TASK TO CARRY OUT
Copy every line that mentions the word "with".

SUPPLIED RECORDS
+++
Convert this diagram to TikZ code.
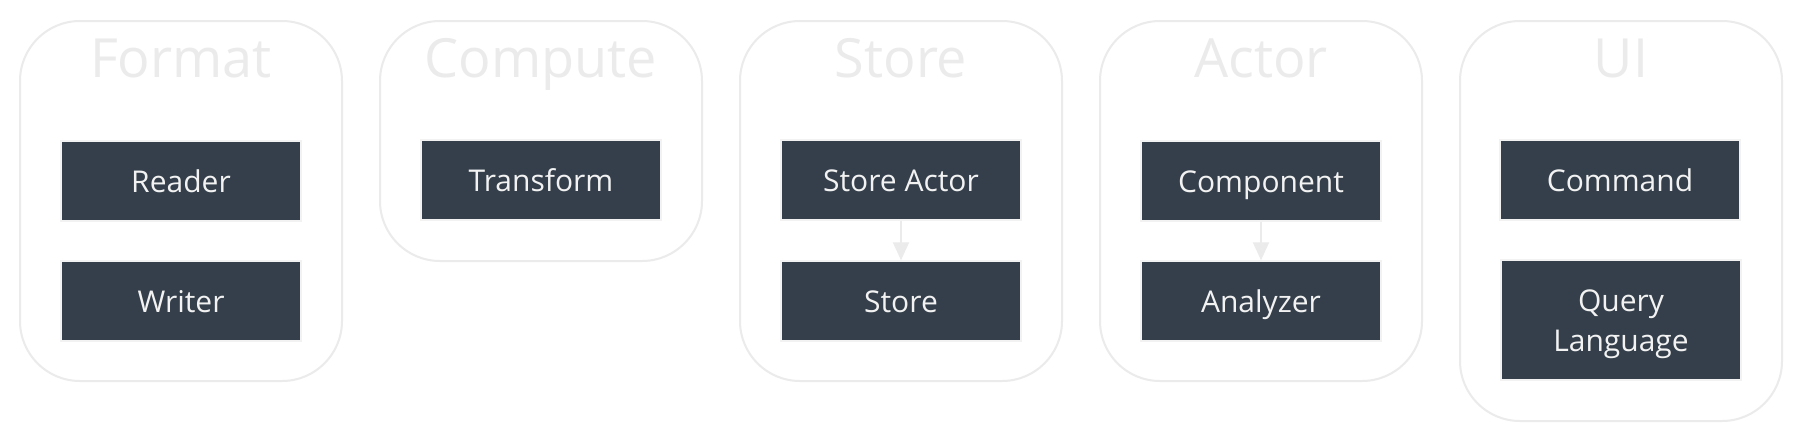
+++
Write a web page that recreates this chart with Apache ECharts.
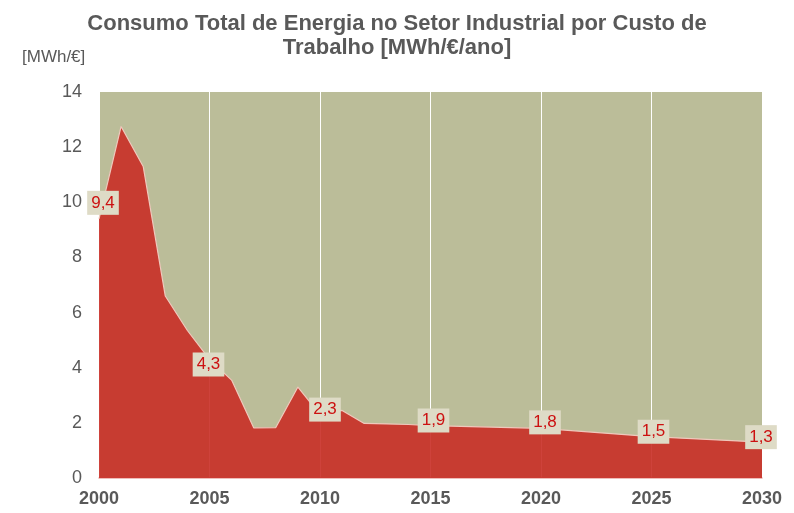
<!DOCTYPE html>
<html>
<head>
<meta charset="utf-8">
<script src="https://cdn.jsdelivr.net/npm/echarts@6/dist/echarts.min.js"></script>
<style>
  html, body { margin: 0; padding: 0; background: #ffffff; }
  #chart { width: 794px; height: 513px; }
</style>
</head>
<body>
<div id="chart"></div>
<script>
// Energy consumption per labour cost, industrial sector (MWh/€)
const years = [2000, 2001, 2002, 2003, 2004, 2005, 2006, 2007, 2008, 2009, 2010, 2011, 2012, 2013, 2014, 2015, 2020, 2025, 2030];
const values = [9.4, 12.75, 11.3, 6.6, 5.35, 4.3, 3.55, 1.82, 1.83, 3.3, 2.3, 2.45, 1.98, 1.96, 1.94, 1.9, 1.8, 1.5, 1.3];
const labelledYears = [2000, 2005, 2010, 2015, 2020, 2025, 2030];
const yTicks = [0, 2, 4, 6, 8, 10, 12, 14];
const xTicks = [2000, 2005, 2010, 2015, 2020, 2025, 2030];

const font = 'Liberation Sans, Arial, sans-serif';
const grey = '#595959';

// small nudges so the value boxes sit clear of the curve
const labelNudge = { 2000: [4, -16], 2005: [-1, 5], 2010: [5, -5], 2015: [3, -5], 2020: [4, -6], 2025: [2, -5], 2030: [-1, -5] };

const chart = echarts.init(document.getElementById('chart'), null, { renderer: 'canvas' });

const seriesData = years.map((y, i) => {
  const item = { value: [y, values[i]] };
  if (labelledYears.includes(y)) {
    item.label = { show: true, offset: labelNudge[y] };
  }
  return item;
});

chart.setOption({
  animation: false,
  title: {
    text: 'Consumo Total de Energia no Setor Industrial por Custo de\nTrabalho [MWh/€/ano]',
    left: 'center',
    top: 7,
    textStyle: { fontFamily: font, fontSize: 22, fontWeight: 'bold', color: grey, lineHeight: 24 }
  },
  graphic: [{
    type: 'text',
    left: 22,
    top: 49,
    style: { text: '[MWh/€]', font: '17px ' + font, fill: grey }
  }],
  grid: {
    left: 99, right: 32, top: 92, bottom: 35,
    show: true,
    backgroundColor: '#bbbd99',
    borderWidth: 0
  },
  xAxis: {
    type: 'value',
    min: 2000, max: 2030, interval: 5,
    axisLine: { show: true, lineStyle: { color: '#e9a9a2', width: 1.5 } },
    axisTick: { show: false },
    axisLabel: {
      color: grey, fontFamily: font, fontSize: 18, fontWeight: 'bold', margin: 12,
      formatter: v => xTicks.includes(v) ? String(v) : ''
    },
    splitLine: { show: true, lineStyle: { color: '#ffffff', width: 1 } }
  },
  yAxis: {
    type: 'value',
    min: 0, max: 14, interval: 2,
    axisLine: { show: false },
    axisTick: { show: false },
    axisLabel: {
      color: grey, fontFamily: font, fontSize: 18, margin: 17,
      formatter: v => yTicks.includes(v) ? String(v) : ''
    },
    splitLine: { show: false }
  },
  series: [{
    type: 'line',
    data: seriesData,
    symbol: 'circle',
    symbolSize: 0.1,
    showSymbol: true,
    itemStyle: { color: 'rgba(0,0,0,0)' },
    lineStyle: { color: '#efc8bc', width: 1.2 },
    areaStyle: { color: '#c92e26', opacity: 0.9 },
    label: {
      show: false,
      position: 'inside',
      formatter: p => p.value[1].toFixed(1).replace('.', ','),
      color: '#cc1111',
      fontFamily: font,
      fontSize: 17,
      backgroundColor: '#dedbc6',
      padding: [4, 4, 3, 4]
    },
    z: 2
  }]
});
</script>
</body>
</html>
+++
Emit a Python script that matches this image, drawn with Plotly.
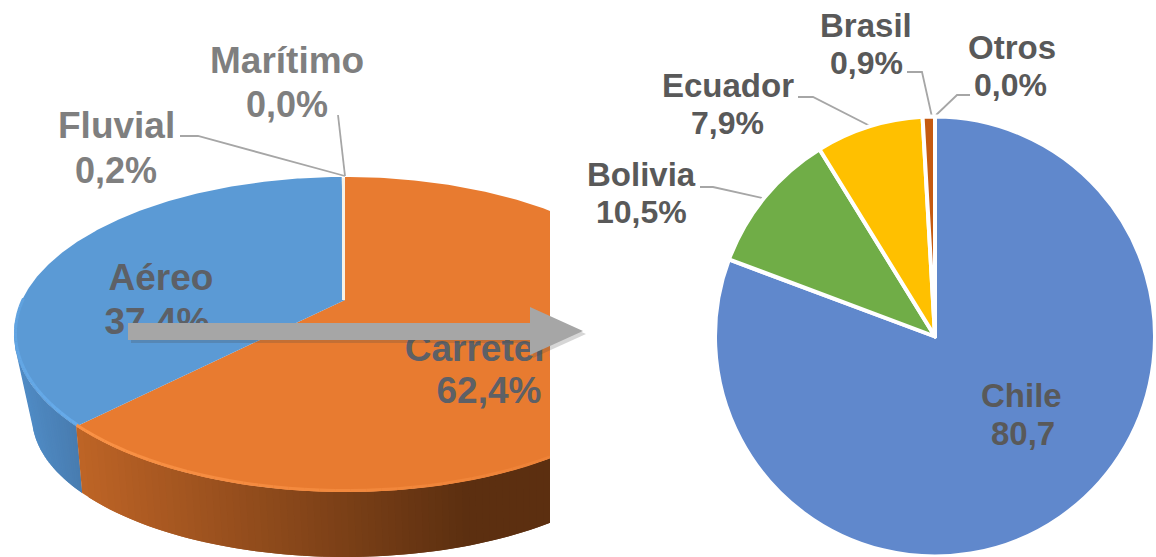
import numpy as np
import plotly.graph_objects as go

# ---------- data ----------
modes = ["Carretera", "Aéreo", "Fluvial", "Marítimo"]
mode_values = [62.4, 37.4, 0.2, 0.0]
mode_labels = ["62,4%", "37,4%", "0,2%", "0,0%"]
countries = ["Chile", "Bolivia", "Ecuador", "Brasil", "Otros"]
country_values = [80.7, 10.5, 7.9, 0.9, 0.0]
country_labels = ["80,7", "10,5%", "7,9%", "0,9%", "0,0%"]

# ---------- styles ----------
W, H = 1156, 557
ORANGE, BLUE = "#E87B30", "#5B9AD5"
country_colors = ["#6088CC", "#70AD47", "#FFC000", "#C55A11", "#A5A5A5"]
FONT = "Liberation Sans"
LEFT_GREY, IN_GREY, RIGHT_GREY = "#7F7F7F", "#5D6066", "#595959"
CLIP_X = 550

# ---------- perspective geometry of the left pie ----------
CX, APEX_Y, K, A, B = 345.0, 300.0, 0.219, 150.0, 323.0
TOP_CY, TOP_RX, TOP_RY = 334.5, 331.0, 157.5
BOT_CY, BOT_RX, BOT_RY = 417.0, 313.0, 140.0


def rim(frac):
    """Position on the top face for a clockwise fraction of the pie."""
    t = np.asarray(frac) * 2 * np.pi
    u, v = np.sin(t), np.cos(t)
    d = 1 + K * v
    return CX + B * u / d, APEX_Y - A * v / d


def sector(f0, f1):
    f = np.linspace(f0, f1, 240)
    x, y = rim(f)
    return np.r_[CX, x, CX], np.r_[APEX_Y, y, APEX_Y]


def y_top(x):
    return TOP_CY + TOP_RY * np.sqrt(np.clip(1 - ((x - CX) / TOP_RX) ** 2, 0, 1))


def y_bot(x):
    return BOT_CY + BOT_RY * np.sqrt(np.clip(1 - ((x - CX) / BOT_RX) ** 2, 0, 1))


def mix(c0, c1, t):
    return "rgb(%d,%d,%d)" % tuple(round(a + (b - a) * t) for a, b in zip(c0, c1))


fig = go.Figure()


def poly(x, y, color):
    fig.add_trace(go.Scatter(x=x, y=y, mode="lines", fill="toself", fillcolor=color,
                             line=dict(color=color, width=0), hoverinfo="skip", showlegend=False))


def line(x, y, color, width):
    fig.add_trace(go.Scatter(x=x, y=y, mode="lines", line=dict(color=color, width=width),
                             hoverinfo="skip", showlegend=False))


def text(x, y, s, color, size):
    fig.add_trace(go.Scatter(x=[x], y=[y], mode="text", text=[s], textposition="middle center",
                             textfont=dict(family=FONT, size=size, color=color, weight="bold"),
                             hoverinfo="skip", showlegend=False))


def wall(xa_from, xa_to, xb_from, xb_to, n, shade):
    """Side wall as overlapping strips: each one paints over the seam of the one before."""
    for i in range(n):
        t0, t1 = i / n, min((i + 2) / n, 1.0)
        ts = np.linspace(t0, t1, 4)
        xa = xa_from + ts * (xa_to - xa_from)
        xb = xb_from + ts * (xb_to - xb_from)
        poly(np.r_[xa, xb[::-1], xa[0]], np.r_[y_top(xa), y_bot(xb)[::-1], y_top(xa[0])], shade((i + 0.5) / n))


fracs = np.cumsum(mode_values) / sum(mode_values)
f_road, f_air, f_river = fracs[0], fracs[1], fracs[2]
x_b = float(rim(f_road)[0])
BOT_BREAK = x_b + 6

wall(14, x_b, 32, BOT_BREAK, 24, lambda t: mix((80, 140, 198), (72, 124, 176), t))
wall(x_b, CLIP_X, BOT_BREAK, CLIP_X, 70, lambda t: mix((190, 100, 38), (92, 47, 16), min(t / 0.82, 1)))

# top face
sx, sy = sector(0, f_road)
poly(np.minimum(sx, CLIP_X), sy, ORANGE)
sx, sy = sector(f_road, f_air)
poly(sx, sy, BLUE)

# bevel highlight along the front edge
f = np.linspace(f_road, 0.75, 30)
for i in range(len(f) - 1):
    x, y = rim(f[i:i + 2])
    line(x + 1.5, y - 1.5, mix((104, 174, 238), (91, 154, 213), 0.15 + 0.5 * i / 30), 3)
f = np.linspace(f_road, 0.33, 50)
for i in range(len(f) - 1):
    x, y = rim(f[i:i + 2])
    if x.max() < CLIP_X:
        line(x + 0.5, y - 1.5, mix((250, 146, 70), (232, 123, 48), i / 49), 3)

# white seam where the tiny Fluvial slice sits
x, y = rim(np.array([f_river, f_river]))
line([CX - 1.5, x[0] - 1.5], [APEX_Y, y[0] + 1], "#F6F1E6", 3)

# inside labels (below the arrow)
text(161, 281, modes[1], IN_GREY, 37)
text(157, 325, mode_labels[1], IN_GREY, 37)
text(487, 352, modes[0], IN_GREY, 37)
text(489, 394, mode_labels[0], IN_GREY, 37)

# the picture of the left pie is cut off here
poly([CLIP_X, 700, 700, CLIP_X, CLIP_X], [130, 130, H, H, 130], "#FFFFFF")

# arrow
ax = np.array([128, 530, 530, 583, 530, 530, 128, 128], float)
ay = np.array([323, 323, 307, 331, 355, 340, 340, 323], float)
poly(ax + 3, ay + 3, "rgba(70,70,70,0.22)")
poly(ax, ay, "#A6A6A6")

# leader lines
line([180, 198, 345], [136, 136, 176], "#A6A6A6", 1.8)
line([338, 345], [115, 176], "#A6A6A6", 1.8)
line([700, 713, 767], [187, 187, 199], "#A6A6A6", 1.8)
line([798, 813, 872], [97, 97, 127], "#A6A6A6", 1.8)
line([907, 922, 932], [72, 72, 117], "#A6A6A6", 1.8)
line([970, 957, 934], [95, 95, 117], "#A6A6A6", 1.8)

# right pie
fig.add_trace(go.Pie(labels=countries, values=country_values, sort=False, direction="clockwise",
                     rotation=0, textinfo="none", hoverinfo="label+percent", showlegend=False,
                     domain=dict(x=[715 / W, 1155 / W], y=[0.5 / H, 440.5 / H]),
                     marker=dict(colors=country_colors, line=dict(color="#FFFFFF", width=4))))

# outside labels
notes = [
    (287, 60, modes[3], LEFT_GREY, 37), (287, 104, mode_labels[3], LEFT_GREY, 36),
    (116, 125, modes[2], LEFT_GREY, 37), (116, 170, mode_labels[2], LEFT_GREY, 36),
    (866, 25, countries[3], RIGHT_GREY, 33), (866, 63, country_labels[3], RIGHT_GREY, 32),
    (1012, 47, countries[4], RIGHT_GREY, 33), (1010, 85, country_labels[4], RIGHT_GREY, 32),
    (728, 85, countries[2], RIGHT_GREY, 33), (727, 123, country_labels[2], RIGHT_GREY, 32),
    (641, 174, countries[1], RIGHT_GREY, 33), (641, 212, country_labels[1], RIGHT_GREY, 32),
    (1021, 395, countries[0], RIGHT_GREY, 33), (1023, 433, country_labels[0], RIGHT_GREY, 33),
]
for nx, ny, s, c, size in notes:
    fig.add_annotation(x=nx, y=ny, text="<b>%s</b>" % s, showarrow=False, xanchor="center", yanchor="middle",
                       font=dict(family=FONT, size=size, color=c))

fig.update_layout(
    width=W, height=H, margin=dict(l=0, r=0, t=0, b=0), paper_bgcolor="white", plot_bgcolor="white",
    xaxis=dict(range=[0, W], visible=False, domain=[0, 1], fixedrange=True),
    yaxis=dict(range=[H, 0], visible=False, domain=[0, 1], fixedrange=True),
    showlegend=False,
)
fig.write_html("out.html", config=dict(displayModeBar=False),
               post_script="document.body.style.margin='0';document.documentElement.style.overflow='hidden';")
+++
WRITTEN RESPONSE
Write a web page that recreates this chart with Apache ECharts.
Emit a Python script that matches this image, drawn with Plotly.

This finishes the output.